Tuesday, April 22, 2014

And life goes on.

So much has happened in life as it marches on from my last post. 

I’m still learning my kinks in the community, and it’s actually helping me to grow emotionally, mentally and soon physically. I’ve been working on handling conflicts and dealing with people who seem like friends who really aren’t. Sometimes it’s painful to the heart but growing within one’s own path. I’ve also been realizing and seeing true friendships and what I value. S said to me the other day surround yourself with people who lift you up not tear you down, this I am holding dear to my heart.

So what else is new? OHHH  I was really sick, like really sick, PNEUMONIA. I was out of work for a week and then here 2 weeks later still a cough and trying to completely heal. It was the worse feeling ever, and the first time I’ve ever been really sick like that. It made me think of my grandma Ruth and how she had pneumonia and was sick for 2 weeks before anyone in the family knew. I don’t know how she dealt with it and no medicine for so long. I feel terrible when I think about it.

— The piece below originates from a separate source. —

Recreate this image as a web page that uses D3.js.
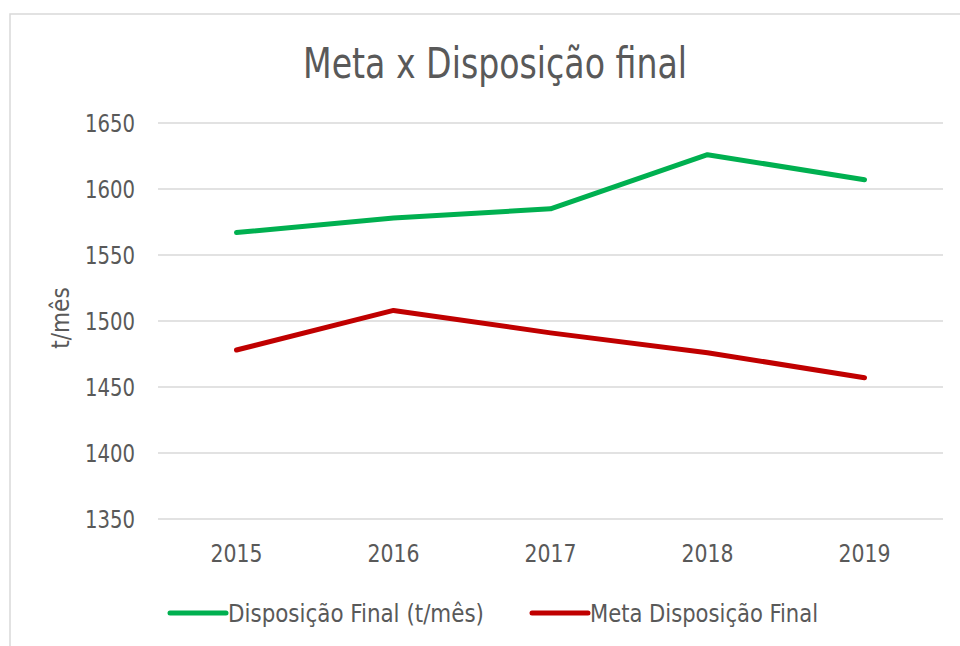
<!DOCTYPE html>
<html>
<head>
<meta charset="utf-8">
<script src="https://cdn.jsdelivr.net/npm/d3@7"></script>
<style>
  body { margin: 0; background: #fff; }
  svg text { font-family: "DejaVu Sans Condensed", "DejaVu Sans", sans-serif; font-stretch: condensed; fill: #595959; }
</style>
</head>
<body>
<div id="chart"></div>
<script>
// Data
var years = ["2015", "2016", "2017", "2018", "2019"];
var disposicao = [1567, 1578, 1585, 1626, 1607];
var meta = [1478, 1508, 1491, 1476, 1457];
var yTicks = [1350, 1400, 1450, 1500, 1550, 1600, 1650];
var seriesNames = ["Disposição Final (t/mês)", "Meta Disposição Final"];
var seriesColors = ["#00B050", "#C00000"];

var width = 960, height = 646;
var margin = {top: 123, right: 17, bottom: 127, left: 158};

var svg = d3.select("#chart").append("svg")
    .attr("width", width)
    .attr("height", height);

// chart area border
svg.append("rect")
    .attr("x", 10).attr("y", 14)
    .attr("width", 1000).attr("height", 1000)
    .attr("fill", "none")
    .attr("stroke", "#d9d9d9")
    .attr("stroke-width", 1.5);

var x = d3.scaleBand()
    .domain(years)
    .range([margin.left, width - margin.right]);

var y = d3.scaleLinear()
    .domain([1350, 1650])
    .range([height - margin.bottom, margin.top]);

// squeeze text to the narrow look of the original
function squeeze(sel, w) {
    sel.attr("textLength", w).attr("lengthAdjust", "spacingAndGlyphs");
}

// Title
svg.append("text")
    .attr("x", 495).attr("y", 78)
    .attr("text-anchor", "middle")
    .style("font-size", "42px")
    .text("Meta x Disposição final")
    .call(squeeze, 384);

// Gridlines
svg.append("g").selectAll("line")
    .data(yTicks)
    .enter().append("line")
    .attr("x1", margin.left)
    .attr("x2", width - margin.right)
    .attr("y1", function(d) { return y(d); })
    .attr("y2", function(d) { return y(d); })
    .attr("stroke", "#d9d9d9")
    .attr("stroke-width", 1.5);

// Y axis
var yAxis = svg.append("g")
    .attr("transform", "translate(" + (margin.left - 23) + ",0)")
    .call(d3.axisLeft(y).tickValues(yTicks).tickFormat(d3.format("d")).tickSize(0).tickPadding(0));
yAxis.select(".domain").remove();
yAxis.selectAll("text").style("font-size", "24px").attr("dy", "0.36em").call(squeeze, 50);

// X axis
var xAxis = svg.append("g")
    .attr("transform", "translate(0," + (height - margin.bottom) + ")")
    .call(d3.axisBottom(x).tickSize(0).tickPadding(26));
xAxis.select(".domain").remove();
xAxis.selectAll("text").style("font-size", "24px").call(squeeze, 52);

// Y axis title
svg.append("text")
    .attr("transform", "translate(69,318) rotate(-90)")
    .attr("text-anchor", "middle")
    .style("font-size", "24px")
    .text("t/mês");

// Lines
var line = d3.line()
    .x(function(d, i) { return x(years[i]) + x.bandwidth() / 2; })
    .y(function(d) { return y(d); });

[disposicao, meta].forEach(function(s, i) {
    svg.append("path")
        .datum(s)
        .attr("d", line)
        .attr("fill", "none")
        .attr("stroke", seriesColors[i])
        .attr("stroke-width", 5)
        .attr("stroke-linecap", "round")
        .attr("stroke-linejoin", "round");
});

// Legend
var legendX = [170, 532];
var legendW = [256, 228];
var legend = svg.append("g").selectAll("g")
    .data(seriesNames)
    .enter().append("g")
    .attr("transform", function(d, i) { return "translate(" + legendX[i] + ",613)"; });

legend.append("line")
    .attr("x1", 0).attr("x2", 56)
    .attr("stroke", function(d, i) { return seriesColors[i]; })
    .attr("stroke-width", 5)
    .attr("stroke-linecap", "round");

legend.append("text")
    .attr("x", 58)
    .attr("dy", "0.36em")
    .style("font-size", "25px")
    .attr("textLength", function(d, i) { return legendW[i]; })
    .attr("lengthAdjust", "spacingAndGlyphs")
    .text(function(d) { return d; });
</script>
</body>
</html>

And life will march on and on and on as each day passes. I’m consciously trying to write in you more, I have a ton of half written blogs that I never posted.  *sad face* that I am realizing I need to write more and get things out of my mind and soul.

I’ve been letting my little side out a lot more and am so excited for Weds. I’m having a few little friends over for little’s pride day. We’re going to let our little’s out make a fort, eat with our fingers, watch cartoons and play with Barbie’s. I am so excited about it!!! Learning to make my own circle and self-care for myself is one of the hardest things and even harder when trying to figure out my little’s wants and needs.  



Alas life goes on and so does the path of growth.